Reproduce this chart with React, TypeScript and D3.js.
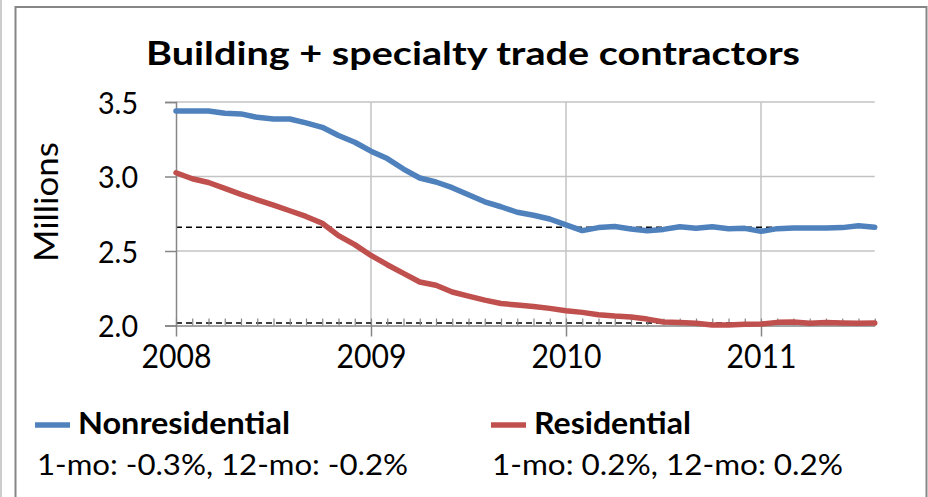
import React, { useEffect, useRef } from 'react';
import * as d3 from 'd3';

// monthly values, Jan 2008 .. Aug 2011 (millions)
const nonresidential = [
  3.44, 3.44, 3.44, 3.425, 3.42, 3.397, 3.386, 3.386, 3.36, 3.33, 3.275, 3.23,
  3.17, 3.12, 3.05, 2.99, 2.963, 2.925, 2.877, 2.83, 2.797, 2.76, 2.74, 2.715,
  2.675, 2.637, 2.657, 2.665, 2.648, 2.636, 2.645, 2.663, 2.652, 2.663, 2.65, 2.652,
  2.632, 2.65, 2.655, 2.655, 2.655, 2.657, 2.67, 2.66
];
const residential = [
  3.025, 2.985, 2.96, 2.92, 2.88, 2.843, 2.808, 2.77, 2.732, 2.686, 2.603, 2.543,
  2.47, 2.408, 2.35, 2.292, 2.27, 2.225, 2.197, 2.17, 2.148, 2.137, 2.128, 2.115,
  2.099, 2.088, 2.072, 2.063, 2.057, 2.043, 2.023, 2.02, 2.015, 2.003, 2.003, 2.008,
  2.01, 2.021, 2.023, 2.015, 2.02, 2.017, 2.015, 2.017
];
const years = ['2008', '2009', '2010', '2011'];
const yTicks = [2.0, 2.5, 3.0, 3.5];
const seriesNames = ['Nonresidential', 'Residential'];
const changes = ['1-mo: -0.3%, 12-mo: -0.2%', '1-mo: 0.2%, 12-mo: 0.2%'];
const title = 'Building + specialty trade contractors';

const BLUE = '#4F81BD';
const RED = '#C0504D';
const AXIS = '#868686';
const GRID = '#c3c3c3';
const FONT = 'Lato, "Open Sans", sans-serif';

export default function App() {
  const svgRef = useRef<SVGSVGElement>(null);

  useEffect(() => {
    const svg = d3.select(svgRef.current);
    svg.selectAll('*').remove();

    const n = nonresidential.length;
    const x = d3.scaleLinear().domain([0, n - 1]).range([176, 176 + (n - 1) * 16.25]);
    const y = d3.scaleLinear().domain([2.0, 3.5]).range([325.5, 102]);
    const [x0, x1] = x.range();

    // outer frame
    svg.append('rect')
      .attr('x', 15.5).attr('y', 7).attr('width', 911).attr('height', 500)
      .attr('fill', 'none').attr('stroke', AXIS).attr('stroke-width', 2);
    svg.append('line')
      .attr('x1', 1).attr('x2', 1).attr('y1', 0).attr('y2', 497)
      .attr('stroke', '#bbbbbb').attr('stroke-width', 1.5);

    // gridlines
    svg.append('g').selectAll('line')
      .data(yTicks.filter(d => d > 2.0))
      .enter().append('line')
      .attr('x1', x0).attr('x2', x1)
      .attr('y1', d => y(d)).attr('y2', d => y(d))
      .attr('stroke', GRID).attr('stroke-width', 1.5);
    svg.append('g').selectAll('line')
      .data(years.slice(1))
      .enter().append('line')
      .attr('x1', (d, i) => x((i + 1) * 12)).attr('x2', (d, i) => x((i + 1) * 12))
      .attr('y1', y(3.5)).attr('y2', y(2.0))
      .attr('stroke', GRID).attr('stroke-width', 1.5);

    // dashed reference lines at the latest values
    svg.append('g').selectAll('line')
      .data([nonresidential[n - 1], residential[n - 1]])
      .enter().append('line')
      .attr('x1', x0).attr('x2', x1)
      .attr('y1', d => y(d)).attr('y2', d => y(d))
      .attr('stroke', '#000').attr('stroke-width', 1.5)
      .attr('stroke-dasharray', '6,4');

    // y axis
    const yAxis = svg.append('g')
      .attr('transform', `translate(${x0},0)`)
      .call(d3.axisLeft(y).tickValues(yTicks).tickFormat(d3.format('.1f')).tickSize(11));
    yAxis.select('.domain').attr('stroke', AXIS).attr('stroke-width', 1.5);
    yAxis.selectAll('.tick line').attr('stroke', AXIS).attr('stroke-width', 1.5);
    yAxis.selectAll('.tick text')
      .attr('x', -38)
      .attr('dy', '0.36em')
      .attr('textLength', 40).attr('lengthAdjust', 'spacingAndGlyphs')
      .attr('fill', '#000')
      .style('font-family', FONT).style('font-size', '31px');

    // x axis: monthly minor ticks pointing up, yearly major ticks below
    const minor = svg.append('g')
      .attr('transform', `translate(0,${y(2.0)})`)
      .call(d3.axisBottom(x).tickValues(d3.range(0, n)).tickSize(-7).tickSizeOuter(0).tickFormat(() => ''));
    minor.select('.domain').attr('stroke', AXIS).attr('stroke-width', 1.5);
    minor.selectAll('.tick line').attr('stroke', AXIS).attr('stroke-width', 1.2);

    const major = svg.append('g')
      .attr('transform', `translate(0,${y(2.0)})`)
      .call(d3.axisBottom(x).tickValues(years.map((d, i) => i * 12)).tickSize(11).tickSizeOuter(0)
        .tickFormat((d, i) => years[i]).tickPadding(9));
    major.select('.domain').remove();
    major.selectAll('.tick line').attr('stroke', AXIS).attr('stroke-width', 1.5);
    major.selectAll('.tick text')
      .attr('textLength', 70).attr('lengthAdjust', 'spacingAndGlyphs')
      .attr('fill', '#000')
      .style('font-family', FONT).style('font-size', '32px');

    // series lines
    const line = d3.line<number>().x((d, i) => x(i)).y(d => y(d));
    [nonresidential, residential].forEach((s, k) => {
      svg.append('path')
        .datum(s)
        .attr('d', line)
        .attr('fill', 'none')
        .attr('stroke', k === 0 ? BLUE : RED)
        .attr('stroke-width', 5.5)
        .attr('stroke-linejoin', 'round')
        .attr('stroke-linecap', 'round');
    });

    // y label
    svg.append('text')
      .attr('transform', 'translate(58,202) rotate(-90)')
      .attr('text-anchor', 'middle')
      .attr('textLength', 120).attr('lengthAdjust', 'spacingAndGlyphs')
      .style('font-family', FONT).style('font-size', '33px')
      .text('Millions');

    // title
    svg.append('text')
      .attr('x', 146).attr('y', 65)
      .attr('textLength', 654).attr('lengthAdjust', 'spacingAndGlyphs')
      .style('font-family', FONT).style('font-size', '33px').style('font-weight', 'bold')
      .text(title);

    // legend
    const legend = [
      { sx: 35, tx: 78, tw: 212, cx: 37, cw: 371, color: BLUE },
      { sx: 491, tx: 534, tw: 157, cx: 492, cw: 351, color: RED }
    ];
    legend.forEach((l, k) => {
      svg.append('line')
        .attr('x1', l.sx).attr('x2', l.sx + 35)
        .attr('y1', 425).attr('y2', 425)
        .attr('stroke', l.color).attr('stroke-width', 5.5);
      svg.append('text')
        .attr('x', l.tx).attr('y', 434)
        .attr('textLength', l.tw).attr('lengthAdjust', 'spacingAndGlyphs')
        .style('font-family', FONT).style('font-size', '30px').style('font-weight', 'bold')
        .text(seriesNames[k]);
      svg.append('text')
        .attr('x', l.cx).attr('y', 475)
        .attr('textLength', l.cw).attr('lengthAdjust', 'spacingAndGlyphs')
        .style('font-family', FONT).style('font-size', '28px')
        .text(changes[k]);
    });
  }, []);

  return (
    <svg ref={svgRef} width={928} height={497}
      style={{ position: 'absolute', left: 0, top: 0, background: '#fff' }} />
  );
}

________

_Exercise_
Leave out the pictures and repeat exactly the lines from the start of the material through the line that contains "import * as d3 from 'd3';", both included.

_Complete output_
Reproduce this chart with React, TypeScript and D3.js.
import React, { useEffect, useRef } from 'react';
import * as d3 from 'd3';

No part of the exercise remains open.